TASK PROMPT:
Look through the listing below and work out how many of its lines hold the word "code". Give only the number.
=== DATA EXTRACT ===
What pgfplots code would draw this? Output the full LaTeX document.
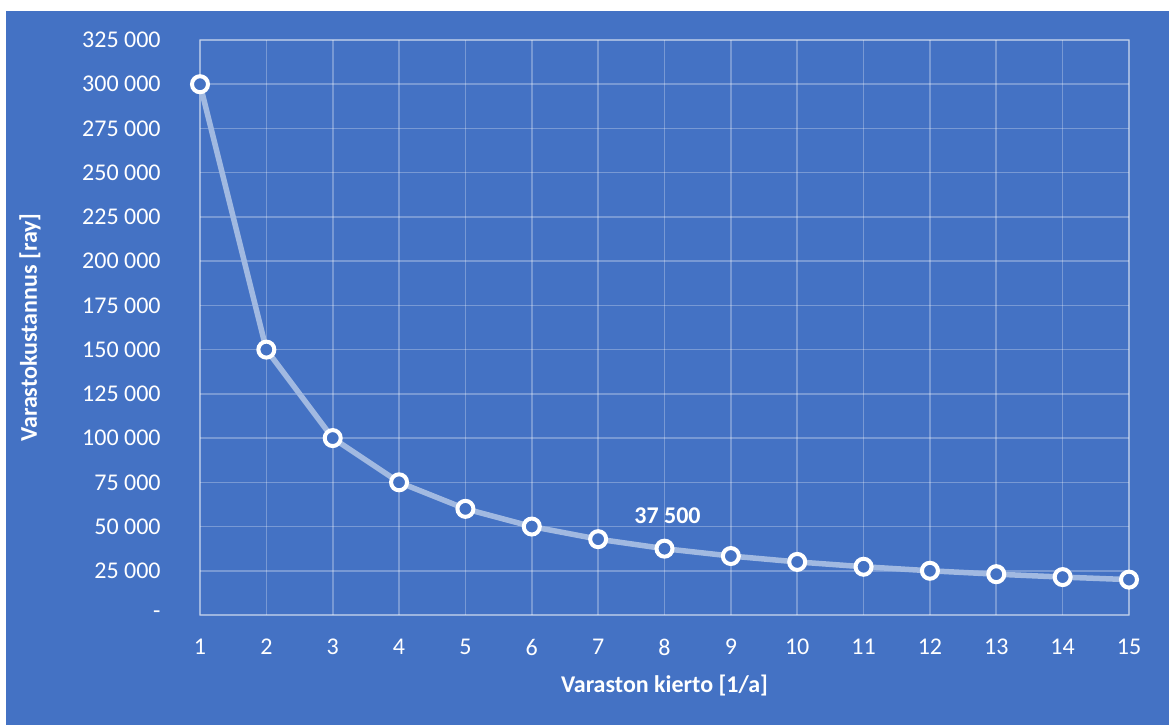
\documentclass[border=0pt]{standalone}
\usepackage{pgfplots}
\pgfplotsset{compat=1.18}
\usepackage{fontspec}
\setmainfont{Carlito}
\definecolor{bgblue}{RGB}{68,114,196}
\begin{document}
\begin{tikzpicture}
% page and chart area (1px = 0.5pt, axis origin at (0,0))
\fill[white] (-100pt,-55pt) rectangle (484.5pt,307.5pt);
\fill[bgblue] (-97pt,-55pt) rectangle (484.5pt,302pt);
\begin{axis}[
  at={(0,0)}, anchor=south west,
  scale only axis,
  width=464.5pt, height=287.5pt,
  xmin=1, xmax=15, ymin=0, ymax=325000,
  xtick={1,...,15},
  ytick={0,25000,...,325000},
  scaled y ticks=false,
  yticklabels={-,25 000,50 000,75 000,100 000,125 000,150 000,175 000,200 000,225 000,250 000,275 000,300 000,325 000},
  major tick length=0pt,
  grid=major,
  grid style={white, opacity=0.28, line width=0.8pt},
  axis line style={white, opacity=0.28, line width=0.8pt},
  /pgf/number format/assume math mode=true,
  tick label style={text=white, font=\fontsize{12}{14}\selectfont},
  xticklabel style={anchor=center, yshift=-16pt},
  yticklabel style={anchor=east, inner sep=0pt, xshift=-19.5pt},
  xlabel={Varaston kierto [1/a]},
  ylabel={Varastokustannus [ray]},
  every axis x label/.style={at={(axis description cs:0.5,0)}, anchor=center,
    yshift=-35.5pt, text=white, font=\fontsize{12}{14}\selectfont\bfseries},
  every axis y label/.style={at={(axis description cs:0,0.5)}, anchor=center,
    rotate=90, yshift=85pt, text=white, font=\fontsize{12}{14}\selectfont\bfseries},
  clip=false,
]
\addplot[white!50!bgblue, line width=2.75pt,
  mark=*, mark size=4pt,
  mark options={draw=white, fill=bgblue, line width=2pt}]
  coordinates {
  (1,300000) (2,150000) (3,100000) (4,75000) (5,60000)
  (6,50000) (7,42857) (8,37500) (9,33333) (10,30000)
  (11,27273) (12,25000) (13,23077) (14,21429) (15,20000)
  };
\node[text=white, font=\fontsize{12}{14}\selectfont\bfseries, yshift=16.5pt, xshift=1.5pt]
  at (axis cs:8,37500) {37 500};
\end{axis}
\end{tikzpicture}
\end{document}
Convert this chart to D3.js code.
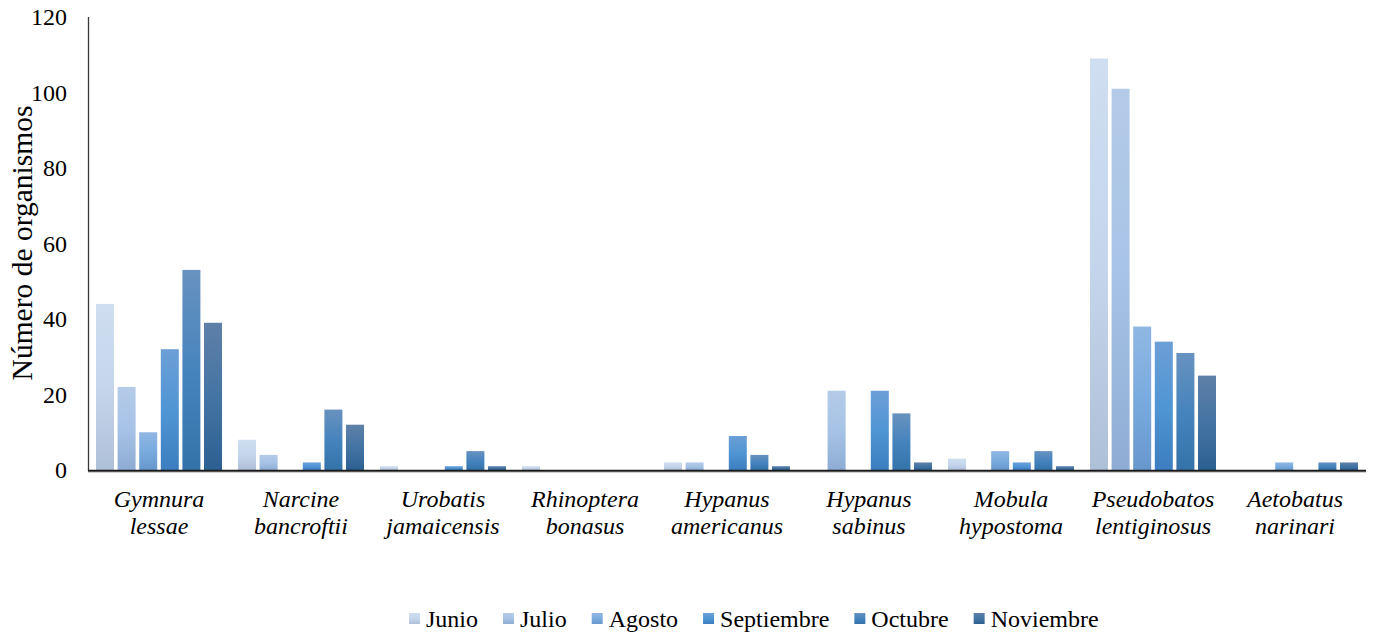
<!DOCTYPE html>
<html>
<head>
<meta charset="utf-8">
<script src="https://cdn.jsdelivr.net/npm/d3@7"></script>
<style>
  html, body { margin: 0; padding: 0; background: #ffffff; }
  svg { display: block; }
  text { font-family: "Liberation Serif", "Times New Roman", serif; fill: #000; }
</style>
</head>
<body>
<svg id="chart" width="1377" height="632"></svg>
<script>
// Species (two-line italic labels)
const species = [
  ["Gymnura", "lessae"],
  ["Narcine", "bancroftii"],
  ["Urobatis", "jamaicensis"],
  ["Rhinoptera", "bonasus"],
  ["Hypanus", "americanus"],
  ["Hypanus", "sabinus"],
  ["Mobula", "hypostoma"],
  ["Pseudobatos", "lentiginosus"],
  ["Aetobatus", "narinari"]
];
const months = ["Junio", "Julio", "Agosto", "Septiembre", "Octubre", "Noviembre"];

// Organisms counted per month, one array per species (Junio..Noviembre)
const gymnuraLessae         = [44, 22, 10, 32, 53, 39];
const narcineBancroftii     = [8, 4, 0, 2, 16, 12];
const urobatisJamaicensis   = [1, 0, 0, 1, 5, 1];
const rhinopteraBonasus     = [1, 0, 0, 0, 0, 0];
const hypanusAmericanus     = [2, 2, 0, 9, 4, 1];
const hypanusSabinus        = [0, 21, 0, 21, 15, 2];
const mobulaHypostoma       = [3, 0, 5, 2, 5, 1];
const pseudobatosLentig     = [109, 101, 38, 34, 31, 25];
const aetobatusNarinari     = [0, 0, 2, 0, 2, 2];

const counts = [gymnuraLessae, narcineBancroftii, urobatisJamaicensis, rhinopteraBonasus,
  hypanusAmericanus, hypanusSabinus, mobulaHypostoma, pseudobatosLentig, aetobatusNarinari];

const yTicks = [0, 20, 40, 60, 80, 100, 120];

// Per-month gradient (top, middle, bottom)
const monthGradients = [
  ["#cfdef0", "#c5d6ec", "#aebfd8"],
  ["#b4cbe8", "#a7c3e6", "#8eacd4"],
  ["#90b7e3", "#7aabdf", "#6797cc"],
  ["#6c9fd6", "#5095d4", "#3c7ebf"],
  ["#6892bf", "#4684bd", "#3472aa"],
  ["#5e80a8", "#4474a3", "#2d6092"]
];

const svg = d3.select("#chart");
const plotLeft = 88, plotRight = 1366, plotTop = 17, plotBottom = 470;

const keys = species.map(s => s.join(" "));
const x = d3.scaleBand().domain(keys).range([plotLeft, plotRight]).paddingInner(0).paddingOuter(0);
const xm = d3.scaleBand().domain(months).range([8, x.bandwidth() - 8]).paddingInner(0.1667);
const y = d3.scaleLinear().domain([0, 120]).range([plotBottom, plotTop]);

// Gradients
const defs = svg.append("defs");
monthGradients.forEach((g, i) => {
  const lg = defs.append("linearGradient")
    .attr("id", "grad" + i)
    .attr("x1", 0).attr("y1", 0).attr("x2", 0).attr("y2", 1);
  lg.append("stop").attr("offset", "0%").attr("stop-color", g[0]);
  lg.append("stop").attr("offset", "50%").attr("stop-color", g[1]);
  lg.append("stop").attr("offset", "100%").attr("stop-color", g[2]);
});

// Bars
const groups = svg.append("g").selectAll("g")
  .data(species.map((s, i) => ({ key: keys[i], values: counts[i] })))
  .join("g")
  .attr("transform", d => `translate(${x(d.key)},0)`);

groups.selectAll("rect")
  .data(d => d.values.map((v, j) => ({ month: months[j], v, j })).filter(e => e.v > 0))
  .join("rect")
  .attr("x", e => xm(e.month))
  .attr("width", xm.bandwidth())
  .attr("y", e => y(e.v))
  .attr("height", e => y(0) - y(e.v))
  .attr("fill", e => `url(#grad${e.j})`);

// Y axis tick labels
const yAxis = d3.axisLeft(y).tickValues(yTicks).tickSize(0).tickPadding(21);
const ya = svg.append("g").attr("transform", `translate(${plotLeft},0)`).call(yAxis);
ya.select(".domain").remove();
ya.selectAll("text")
  .style("font-family", '"Liberation Serif", "Times New Roman", serif')
  .style("font-size", "24px")
  .attr("fill", "#000");

// Axis lines
svg.append("line")
  .attr("x1", plotLeft + 0.5).attr("x2", plotLeft + 0.5)
  .attr("y1", plotTop).attr("y2", plotBottom + 1)
  .attr("stroke", "#3a3a3a").attr("stroke-width", 1.3);
svg.append("line")
  .attr("x1", plotLeft).attr("x2", plotRight)
  .attr("y1", plotBottom + 2.5).attr("y2", plotBottom + 2.5)
  .attr("stroke", "#d0d0d0").attr("stroke-width", 1);
svg.append("line")
  .attr("x1", plotLeft).attr("x2", plotRight)
  .attr("y1", plotBottom + 0.8).attr("y2", plotBottom + 0.8)
  .attr("stroke", "#1a1a1a").attr("stroke-width", 2);

// Category labels
const cat = svg.append("g").selectAll("text")
  .data(species.map((s, i) => ({ key: keys[i], lines: s })))
  .join("text")
  .attr("x", d => x(d.key) + x.bandwidth() / 2)
  .attr("y", 507)
  .attr("text-anchor", "middle")
  .style("font-size", "24px")
  .style("font-style", "italic");
cat.selectAll("tspan")
  .data(d => d.lines)
  .join("tspan")
  .attr("x", function () { return d3.select(this.parentNode).attr("x"); })
  .attr("dy", (d, i) => i === 0 ? 0 : 27)
  .text(d => d);

// Y axis title
svg.append("text")
  .attr("transform", "translate(32,243) rotate(-90)")
  .attr("text-anchor", "middle")
  .style("font-size", "29.5px")
  .text("Número de organismos");

// Legend
const legend = svg.append("g");
const items = legend.selectAll("g").data(months).join("g");
items.append("rect")
  .attr("width", 11).attr("height", 11)
  .attr("y", 613)
  .attr("fill", (d, i) => `url(#grad${i})`);
items.append("text")
  .attr("x", 17).attr("y", 627)
  .style("font-size", "24px")
  .text(d => d);
let cursor = 0;
const gap = 25;
items.each(function () {
  const w = 17 + d3.select(this).select("text").node().getComputedTextLength();
  d3.select(this).attr("transform", `translate(${cursor},0)`);
  cursor += w + gap;
});
const total = cursor - gap;
legend.attr("transform", `translate(${Math.round(754 - total / 2)},0)`);
</script>
</body>
</html>
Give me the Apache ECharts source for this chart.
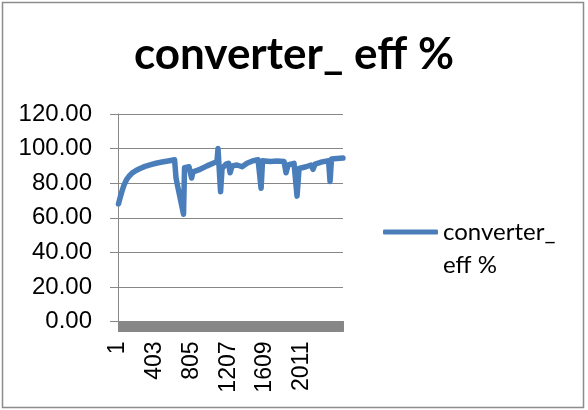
<!DOCTYPE html>
<html>
<head>
<meta charset="utf-8">
<script src="https://cdn.jsdelivr.net/npm/echarts@6/dist/echarts.min.js"></script>
<style>
html,body{margin:0;padding:0;background:#fff;}
#chart{width:588px;height:410px;}
</style>
</head>
<body>
<div id="chart"></div>
<script>
// ---- data ----
const seriesName = 'converter_ eff %';
const sampleCount = 2460;
const xTickLabels = ['1', '403', '805', '1207', '1609', '2011'];
const yTickValues = [0, 20, 40, 60, 80, 100, 120];
// sample numbers (0-based position in the record) of the line's vertices
const sampleIdx = [5, 22, 44, 66, 93, 120, 153, 197, 241, 295, 350, 415, 481, 547, 618,
  634, 645, 716, 727, 776, 804, 820, 897, 973, 1039, 1082, 1093, 1121, 1137, 1181,
  1208, 1225, 1247, 1301, 1356, 1410, 1476, 1531, 1564, 1580, 1662, 1738, 1815, 1837,
  1859, 1924, 1957, 1979, 2056, 2110, 2132, 2154, 2231, 2302, 2318, 2334, 2394, 2459];
// converter efficiency (%) at those samples
const effValues = [68, 71.5, 75.5, 79, 82, 84, 85.8, 87.3, 88.5, 89.7, 90.6, 91.5, 92.2, 92.8, 93.5,
  83, 80, 62, 89, 89.5, 83, 86.5, 88, 90, 91.5, 92.5, 100, 75, 88.5, 91,
  91.5, 86, 90, 90.5, 89.5, 91.5, 93, 93.5, 77, 93, 92.5, 92.8, 92.5, 86,
  90.5, 91.5, 72.5, 88.5, 89.5, 90.5, 88, 91, 92.3, 93, 81, 94, 94.3, 94.5];

const categories = [];
for (let i = 1; i <= sampleCount; i++) categories.push(String(i));
const lineData = sampleIdx.map((s, k) => [s, effValues[k]]);

const gray = '#878787';
const chart = echarts.init(document.getElementById('chart'), null, {renderer: 'canvas'});
chart.setOption({
  animation: false,
  backgroundColor: '#ffffff',
  title: {
    text: seriesName,
    left: 'center',
    top: 28,
    textStyle: {fontFamily: 'Lato', fontWeight: 'bold', fontSize: 44, color: '#000'}
  },
  legend: {
    data: [seriesName],
    left: 378,
    top: 177.5,
    itemWidth: 55,
    itemHeight: 5,
    itemGap: 0,
    icon: 'roundRect',
    // wrapped like the reference; the leading blank line keeps the key beside the first line
    formatter: n => '\n' + n.replace('_ ', '_\n'),
    textStyle: {fontFamily: 'Lato', fontSize: 24, color: '#000', lineHeight: 33}
  },
  grid: {left: 118, right: 245, top: 114, bottom: 88.5, containLabel: false},
  xAxis: {
    type: 'category',
    data: categories,
    boundaryGap: true,
    axisLine: {show: true, lineStyle: {color: gray, width: 1}},
    axisTick: {show: true, interval: 0, length: 10, lineStyle: {color: gray, width: 1}},
    axisLabel: {
      rotate: 90,
      margin: 20,
      interval: (i, v) => xTickLabels.indexOf(v) >= 0,
      fontFamily: 'Liberation Sans',
      fontSize: 23,
      color: '#000'
    },
    splitLine: {show: false}
  },
  yAxis: {
    type: 'value',
    min: yTickValues[0],
    max: yTickValues[yTickValues.length - 1],
    interval: yTickValues[1] - yTickValues[0],
    axisLine: {show: true, lineStyle: {color: gray, width: 1}},
    axisTick: {show: true, length: 8, lineStyle: {color: gray}},
    axisLabel: {
      margin: 26,
      formatter: v => v.toFixed(2),
      fontFamily: 'Liberation Sans',
      fontSize: 24,
      color: '#000'
    },
    splitLine: {show: true, lineStyle: {color: gray, width: 1}}
  },
  graphic: [{
    type: 'rect',
    shape: {x: 2.5, y: 2.5, width: 581, height: 405},
    style: {fill: 'none', stroke: '#8c8c8c', lineWidth: 1.5},
    silent: true,
    z: 100
  }],
  series: [{
    name: seriesName,
    type: 'line',
    data: lineData,
    showSymbol: false,
    symbol: 'none',
    sampling: 'none',
    lineStyle: {color: '#4a7ebb', width: 5.5, cap: 'round', join: 'round'},
    itemStyle: {color: '#4a7ebb'}
  }]
});
</script>
</body>
</html>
===
RESPONSE TO THE EXERCISE:
2